December 21, 2015 / By Bernadette Onyenaka, NAACP Health Programs Specialist

Childhood Obesity NAACP HealthIn a perfect world, the very notion of a child carrying an excessive amount of weight, enough, to be considered obese, would furrow brows in concern and sound the alarm that perhaps, something in that child’s life–their nutrition, their environment, their emotional well being-has gone awry.  But in the imperfect world we live in, an entire generation of American children is in fact, suffering from obesity, and something, indeed, has gone wrong.

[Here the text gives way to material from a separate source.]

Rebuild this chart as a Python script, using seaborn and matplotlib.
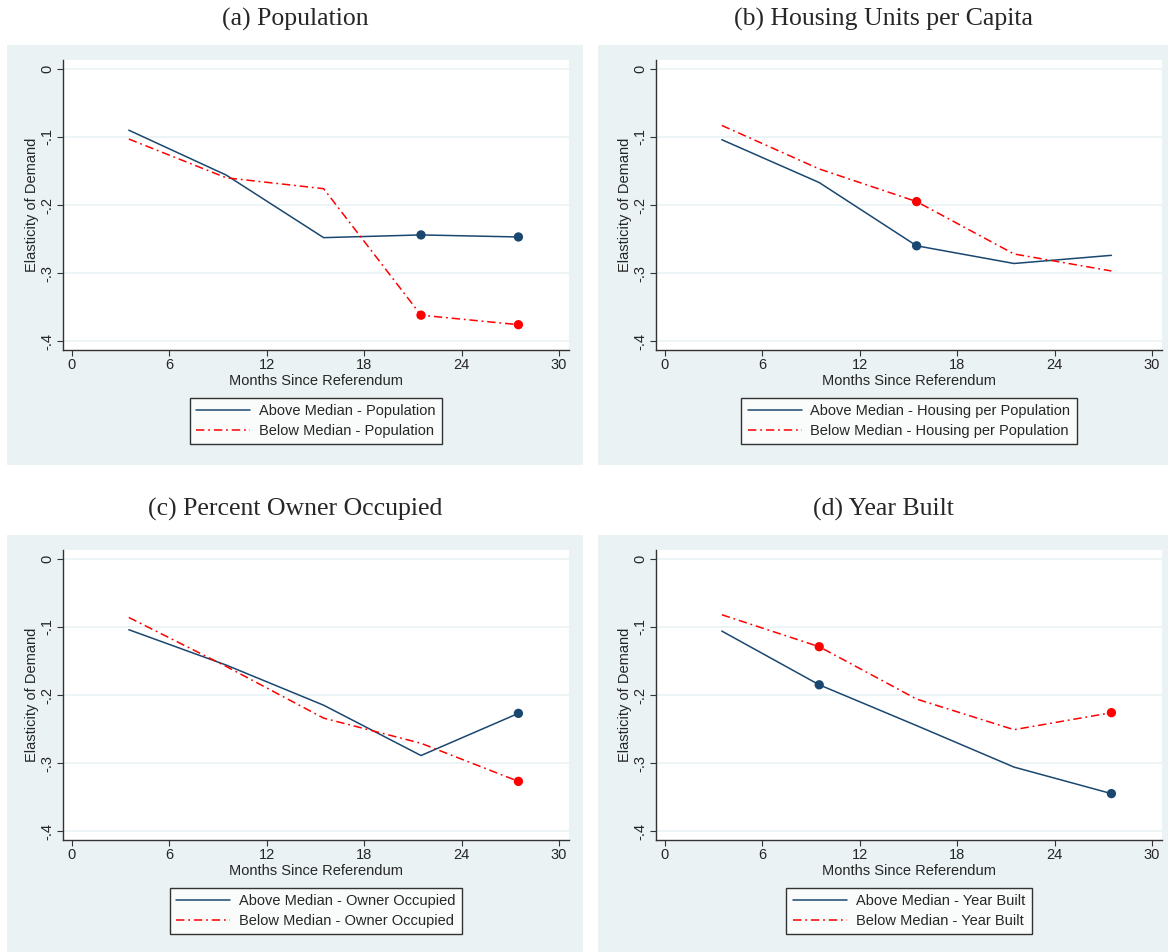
import numpy as np
import pandas as pd
import matplotlib.pyplot as plt
import seaborn as sns
from matplotlib.lines import Line2D
from matplotlib.patches import Rectangle

# data
months = [3.5, 9.5, 15.5, 21.5, 27.5]

titles = ['(a) Population', '(b) Housing Units per Capita',
          '(c) Percent Owner Occupied', '(d) Year Built']
groups = ['Population', 'Housing per Population', 'Owner Occupied', 'Year Built']

above_pop = [-0.090, -0.156, -0.248, -0.244, -0.247]
below_pop = [-0.103, -0.160, -0.176, -0.362, -0.376]
above_hous = [-0.104, -0.167, -0.260, -0.286, -0.274]
below_hous = [-0.083, -0.147, -0.195, -0.272, -0.297]
above_own = [-0.104, -0.156, -0.215, -0.289, -0.227]
below_own = [-0.086, -0.158, -0.234, -0.271, -0.327]
above_year = [-0.106, -0.185, -0.245, -0.306, -0.345]
below_year = [-0.082, -0.129, -0.206, -0.251, -0.226]

# points marked with a dot
above_pop_dot = [0, 0, 0, 1, 1]
below_pop_dot = [0, 0, 0, 1, 1]
above_hous_dot = [0, 0, 1, 0, 0]
below_hous_dot = [0, 0, 1, 0, 0]
above_own_dot = [0, 0, 0, 0, 1]
below_own_dot = [0, 0, 0, 0, 1]
above_year_dot = [0, 1, 0, 0, 1]
below_year_dot = [0, 1, 0, 0, 1]

y_ticks = [0, -0.1, -0.2, -0.3, -0.4]
y_ticklabels = ['0', '-.1', '-.2', '-.3', '-.4']
x_ticks = [0, 6, 12, 18, 24, 30]

panels = [
    (above_pop, below_pop, above_pop_dot, below_pop_dot),
    (above_hous, below_hous, above_hous_dot, below_hous_dot),
    (above_own, below_own, above_own_dot, below_own_dot),
    (above_year, below_year, above_year_dot, below_year_dot),
]

BG = '#EAF2F3'
NAVY = '#1A476F'
RED = '#FF0000'
DASHDOT = (0, (5.5, 2.5, 1.2, 2.5))

sns.set_theme(style='white')
plt.rcParams['font.family'] = ['Liberation Sans', 'DejaVu Sans']

W, H = 1170, 952
fig = plt.figure(figsize=(W / 100, H / 100), dpi=100)
fig.patch.set_facecolor('white')

# pixel boxes: background (l, t, r, b), axes (l, t, r, b)
layout = [
    ((7, 45, 583, 465), (63, 60, 569, 350)),
    ((598, 45, 1168, 465), (656, 60, 1162, 350)),
    ((7, 535, 583, 952), (63, 550, 569, 840)),
    ((598, 535, 1168, 952), (656, 550, 1162, 840)),
]

for i, (above, below, above_dot, below_dot) in enumerate(panels):
    (bl, bt, br, bb), (al, at, ar, ab) = layout[i]
    fig.add_artist(Rectangle((bl / W, 1 - bb / H), (br - bl) / W, (bb - bt) / H,
                             transform=fig.transFigure, facecolor=BG,
                             edgecolor='none', zorder=-5))
    fig.text((bl + br) / 2 / W, 1 - 19 / H if i < 2 else 1 - 509 / H, titles[i],
             ha='center', va='center', fontsize=18.5,
             family=['Liberation Serif', 'DejaVu Serif'])

    ax = fig.add_axes([al / W, 1 - ab / H, (ar - al) / W, (ab - at) / H])
    ax.set_facecolor('white')

    df = pd.DataFrame({'month': months * 2,
                       'elasticity': above + below,
                       'sig': above_dot + below_dot,
                       'group': ['above'] * 5 + ['below'] * 5})

    for y in y_ticks:
        ax.axhline(y, color=BG, lw=1.2, zorder=0)

    sns.lineplot(data=df[df['group'] == 'above'], x='month', y='elasticity',
                 color=NAVY, lw=1.1, errorbar=None, sort=False, ax=ax, legend=False)
    sns.lineplot(data=df[df['group'] == 'below'], x='month', y='elasticity',
                 color=RED, lw=1.1, linestyle=DASHDOT, errorbar=None, sort=False,
                 ax=ax, legend=False)
    dots = df[df['sig'] == 1]
    sns.scatterplot(data=dots, x='month', y='elasticity', hue='group',
                    palette={'above': NAVY, 'below': RED}, s=45, linewidth=0,
                    ax=ax, legend=False, zorder=3)

    ax.set_xlim(-0.554, 30.616)
    ax.set_ylim(-0.4132, 0.0132)
    ax.set_xticks(x_ticks)
    ax.set_yticks(y_ticks)
    ax.set_yticklabels(y_ticklabels, rotation=90, va='center')
    ax.tick_params(axis='both', which='major', direction='out', length=4,
                   width=0.8, color='#333333', labelsize=10.5, pad=2,
                   left=True, bottom=True)
    for side in ['top', 'right']:
        ax.spines[side].set_visible(False)
    for side in ['left', 'bottom']:
        ax.spines[side].set_color('#333333')
        ax.spines[side].set_linewidth(1.0)
    ax.set_xlabel('Months Since Referendum', fontsize=10.5, labelpad=1)
    ax.set_ylabel('Elasticity of Demand', fontsize=10.5, labelpad=1)

    handles = [Line2D([], [], color=NAVY, lw=1.1),
               Line2D([], [], color=RED, lw=1.1, linestyle=DASHDOT)]
    names = [f'Above Median - {groups[i]}', f'Below Median - {groups[i]}']
    cy = 421 if i < 2 else 911
    leg = ax.legend(handles, names, loc='center',
                    bbox_to_anchor=((al + ar) / 2 / W, 1 - cy / H),
                    bbox_transform=fig.transFigure, fontsize=10.5,
                    frameon=True, fancybox=False, handlelength=3.7,
                    handletextpad=0.6, labelspacing=0.4, borderpad=0.45)
    leg.get_frame().set_edgecolor('black')
    leg.get_frame().set_linewidth(1.0)

fig.savefig('out.png', dpi=100)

1 in 3 U.S. children, and adolescents are considered overweight or obese.  According to the Journal of the American Medical Association, 16.9% of the nation’s children ages 2-19 years are considered obese.  Stratified by race, those statistics are 20.2% for African American children; 22.4% for Latino children, and 14.1% for White children.  Children who are considered overweight or obese are significantly more likely to suffer from adult chronic diseases Type 2 Diabetes, high blood pressure, and/or early signs of heart disease.  This is the first generation in 200 years that is projected to be outlived by their parents, by up to 5 years.  Given the magnitude and far-reaching proliferation of this problem, the time has come for our society to acknowledge that this quite literal boogieman, that is threatening the livelihood and lifespans of our children, has underpinnings that go far beyond the individual choices made by families.

How Did We Get Here?

Contrary to our strongest inclinations to blame individual families for “choosing” to feed their children fast food and frozen dinners, while exchanging outside play for screen time, the facts paint a clear picture that as a nation, we in fact, dug ourselves into this hole.  From a car culture that supersedes the common benefit of comprehensive public transportation, to the reduction and elimination of physical activity from the school curriculum, to a food culture continuously dominated by convenience and the super-saturation of salt, sugar, and fat flavor sensations, while simultaneously mocking and pigeonholing the concept of healthy eating as salads and kale, to the aggressive misappropriation of exercise as a means to looking good rather than a crucial part of living well, we did this.  What’s worse is that due to the historical injustices that lay the very foundation of our nation and the contemporary injustices that proliferate our society as it stands today, low-income populations and communities of color have been, and continue to be systemically backed further into the proverbial corner of poor health and life outcomes.  Systemic disenfranchisement through federal and state policy has perpetuated and exacerbated the cycle of poverty, and has consistently resulted in reduced access to healthy and nutritious food sources, inhospitable spaces to work, live, thrive, or dare play, the erosion of opportunities for enriched learning environments in the public system, and a blatant devaluation, criminalization, and dehumanizing of the oft “hyphenated Americans” of African-, Native, and Latin- descent.